» Available data
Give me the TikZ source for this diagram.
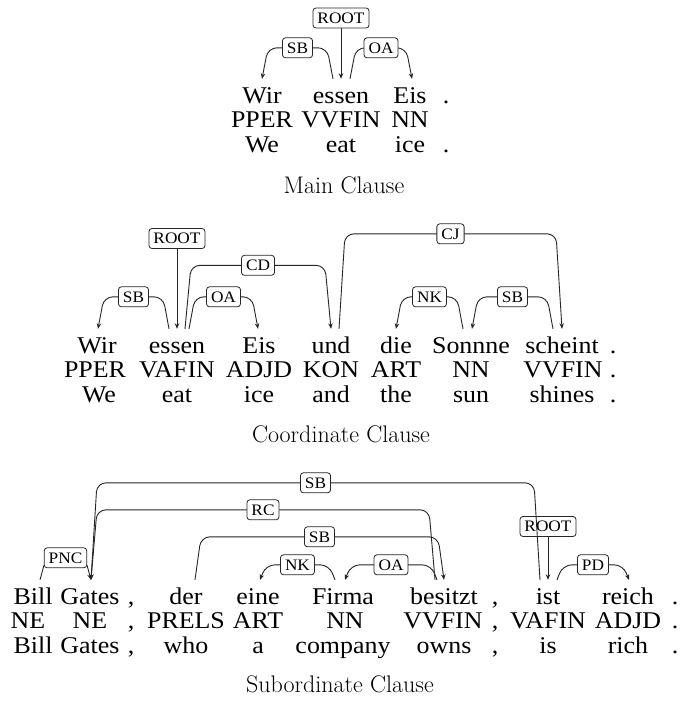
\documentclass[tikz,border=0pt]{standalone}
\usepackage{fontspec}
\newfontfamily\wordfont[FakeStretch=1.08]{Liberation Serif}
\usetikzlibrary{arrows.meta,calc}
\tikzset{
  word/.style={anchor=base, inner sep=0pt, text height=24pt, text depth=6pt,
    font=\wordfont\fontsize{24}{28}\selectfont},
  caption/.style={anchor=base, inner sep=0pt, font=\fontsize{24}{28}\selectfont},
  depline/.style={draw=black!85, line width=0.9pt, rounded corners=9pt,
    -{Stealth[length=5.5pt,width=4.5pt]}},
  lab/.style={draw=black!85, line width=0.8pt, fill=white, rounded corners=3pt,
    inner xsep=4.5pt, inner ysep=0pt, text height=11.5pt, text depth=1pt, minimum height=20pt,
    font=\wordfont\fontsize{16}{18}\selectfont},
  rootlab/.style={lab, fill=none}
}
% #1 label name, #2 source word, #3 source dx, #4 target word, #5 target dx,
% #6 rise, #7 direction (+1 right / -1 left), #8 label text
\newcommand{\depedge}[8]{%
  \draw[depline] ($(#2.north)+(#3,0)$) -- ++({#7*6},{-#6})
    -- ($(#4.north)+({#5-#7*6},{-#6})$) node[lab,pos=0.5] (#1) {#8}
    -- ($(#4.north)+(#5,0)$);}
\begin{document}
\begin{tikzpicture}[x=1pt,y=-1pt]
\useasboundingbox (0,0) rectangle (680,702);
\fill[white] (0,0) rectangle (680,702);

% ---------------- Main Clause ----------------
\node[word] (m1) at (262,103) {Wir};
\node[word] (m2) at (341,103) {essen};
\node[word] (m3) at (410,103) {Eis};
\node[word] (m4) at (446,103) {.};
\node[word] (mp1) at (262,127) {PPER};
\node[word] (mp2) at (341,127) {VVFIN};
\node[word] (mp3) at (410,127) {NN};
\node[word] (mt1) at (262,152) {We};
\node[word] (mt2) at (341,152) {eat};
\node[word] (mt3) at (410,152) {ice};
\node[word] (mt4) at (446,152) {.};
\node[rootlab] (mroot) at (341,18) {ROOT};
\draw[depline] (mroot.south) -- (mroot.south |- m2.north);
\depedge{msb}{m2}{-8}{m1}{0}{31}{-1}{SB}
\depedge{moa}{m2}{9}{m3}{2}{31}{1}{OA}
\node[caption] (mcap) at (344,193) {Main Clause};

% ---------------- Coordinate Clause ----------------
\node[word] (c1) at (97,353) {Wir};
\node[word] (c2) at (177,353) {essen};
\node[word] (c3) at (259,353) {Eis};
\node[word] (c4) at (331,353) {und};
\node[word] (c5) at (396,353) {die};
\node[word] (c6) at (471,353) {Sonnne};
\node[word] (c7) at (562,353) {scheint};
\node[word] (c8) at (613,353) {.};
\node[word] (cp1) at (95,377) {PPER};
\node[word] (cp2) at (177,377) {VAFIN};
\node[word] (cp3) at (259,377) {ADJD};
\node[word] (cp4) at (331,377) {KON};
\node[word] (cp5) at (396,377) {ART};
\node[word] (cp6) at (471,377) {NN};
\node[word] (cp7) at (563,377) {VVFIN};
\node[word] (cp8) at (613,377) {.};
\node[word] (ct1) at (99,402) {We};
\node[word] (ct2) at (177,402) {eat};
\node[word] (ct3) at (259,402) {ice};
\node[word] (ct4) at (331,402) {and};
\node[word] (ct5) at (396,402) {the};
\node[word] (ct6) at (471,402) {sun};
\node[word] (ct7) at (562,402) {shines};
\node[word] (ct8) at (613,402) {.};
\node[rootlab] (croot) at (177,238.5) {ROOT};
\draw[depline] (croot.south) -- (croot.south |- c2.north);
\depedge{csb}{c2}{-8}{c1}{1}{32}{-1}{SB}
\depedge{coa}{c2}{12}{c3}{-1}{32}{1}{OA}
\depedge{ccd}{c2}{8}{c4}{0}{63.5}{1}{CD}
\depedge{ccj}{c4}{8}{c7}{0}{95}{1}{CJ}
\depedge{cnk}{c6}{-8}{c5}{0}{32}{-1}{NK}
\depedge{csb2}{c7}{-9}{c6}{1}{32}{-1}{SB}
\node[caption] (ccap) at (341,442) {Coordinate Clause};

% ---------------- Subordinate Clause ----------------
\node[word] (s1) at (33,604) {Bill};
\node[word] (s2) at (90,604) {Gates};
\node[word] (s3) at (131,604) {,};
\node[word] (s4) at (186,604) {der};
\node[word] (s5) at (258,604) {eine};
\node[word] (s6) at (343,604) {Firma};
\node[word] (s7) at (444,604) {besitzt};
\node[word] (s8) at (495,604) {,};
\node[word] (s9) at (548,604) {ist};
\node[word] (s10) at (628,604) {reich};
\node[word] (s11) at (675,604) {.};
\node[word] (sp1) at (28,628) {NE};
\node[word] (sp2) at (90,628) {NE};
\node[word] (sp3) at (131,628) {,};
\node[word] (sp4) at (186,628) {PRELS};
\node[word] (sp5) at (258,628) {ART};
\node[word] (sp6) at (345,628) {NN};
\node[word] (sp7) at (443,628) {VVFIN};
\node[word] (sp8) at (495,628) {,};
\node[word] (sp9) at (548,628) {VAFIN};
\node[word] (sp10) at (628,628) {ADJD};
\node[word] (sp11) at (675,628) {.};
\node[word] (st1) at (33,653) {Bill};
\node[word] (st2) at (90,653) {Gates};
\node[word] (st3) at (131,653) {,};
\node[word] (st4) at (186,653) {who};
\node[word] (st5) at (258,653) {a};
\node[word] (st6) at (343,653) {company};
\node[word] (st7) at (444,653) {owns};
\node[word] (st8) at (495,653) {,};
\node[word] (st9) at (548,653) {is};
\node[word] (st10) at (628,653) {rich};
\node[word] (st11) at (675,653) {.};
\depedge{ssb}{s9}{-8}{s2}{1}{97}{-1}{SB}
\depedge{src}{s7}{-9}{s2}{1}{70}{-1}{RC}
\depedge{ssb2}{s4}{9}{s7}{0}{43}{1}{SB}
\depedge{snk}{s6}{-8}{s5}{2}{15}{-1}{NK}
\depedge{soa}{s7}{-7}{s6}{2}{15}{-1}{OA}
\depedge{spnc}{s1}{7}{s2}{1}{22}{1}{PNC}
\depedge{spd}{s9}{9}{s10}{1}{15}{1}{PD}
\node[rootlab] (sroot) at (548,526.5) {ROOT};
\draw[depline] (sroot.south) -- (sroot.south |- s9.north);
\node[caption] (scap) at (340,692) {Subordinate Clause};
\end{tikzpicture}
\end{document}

» What to do
Please reproduce the listing exactly from its opening line through the line that contains "(mcap) at (344,193)", both included, with all pictures omitted.

» Final result
Give me the TikZ source for this diagram.
\documentclass[tikz,border=0pt]{standalone}
\usepackage{fontspec}
\newfontfamily\wordfont[FakeStretch=1.08]{Liberation Serif}
\usetikzlibrary{arrows.meta,calc}
\tikzset{
  word/.style={anchor=base, inner sep=0pt, text height=24pt, text depth=6pt,
    font=\wordfont\fontsize{24}{28}\selectfont},
  caption/.style={anchor=base, inner sep=0pt, font=\fontsize{24}{28}\selectfont},
  depline/.style={draw=black!85, line width=0.9pt, rounded corners=9pt,
    -{Stealth[length=5.5pt,width=4.5pt]}},
  lab/.style={draw=black!85, line width=0.8pt, fill=white, rounded corners=3pt,
    inner xsep=4.5pt, inner ysep=0pt, text height=11.5pt, text depth=1pt, minimum height=20pt,
    font=\wordfont\fontsize{16}{18}\selectfont},
  rootlab/.style={lab, fill=none}
}
% #1 label name, #2 source word, #3 source dx, #4 target word, #5 target dx,
% #6 rise, #7 direction (+1 right / -1 left), #8 label text
\newcommand{\depedge}[8]{%
  \draw[depline] ($(#2.north)+(#3,0)$) -- ++({#7*6},{-#6})
    -- ($(#4.north)+({#5-#7*6},{-#6})$) node[lab,pos=0.5] (#1) {#8}
    -- ($(#4.north)+(#5,0)$);}
\begin{document}
\begin{tikzpicture}[x=1pt,y=-1pt]
\useasboundingbox (0,0) rectangle (680,702);
\fill[white] (0,0) rectangle (680,702);

% ---------------- Main Clause ----------------
\node[word] (m1) at (262,103) {Wir};
\node[word] (m2) at (341,103) {essen};
\node[word] (m3) at (410,103) {Eis};
\node[word] (m4) at (446,103) {.};
\node[word] (mp1) at (262,127) {PPER};
\node[word] (mp2) at (341,127) {VVFIN};
\node[word] (mp3) at (410,127) {NN};
\node[word] (mt1) at (262,152) {We};
\node[word] (mt2) at (341,152) {eat};
\node[word] (mt3) at (410,152) {ice};
\node[word] (mt4) at (446,152) {.};
\node[rootlab] (mroot) at (341,18) {ROOT};
\draw[depline] (mroot.south) -- (mroot.south |- m2.north);
\depedge{msb}{m2}{-8}{m1}{0}{31}{-1}{SB}
\depedge{moa}{m2}{9}{m3}{2}{31}{1}{OA}
\node[caption] (mcap) at (344,193) {Main Clause};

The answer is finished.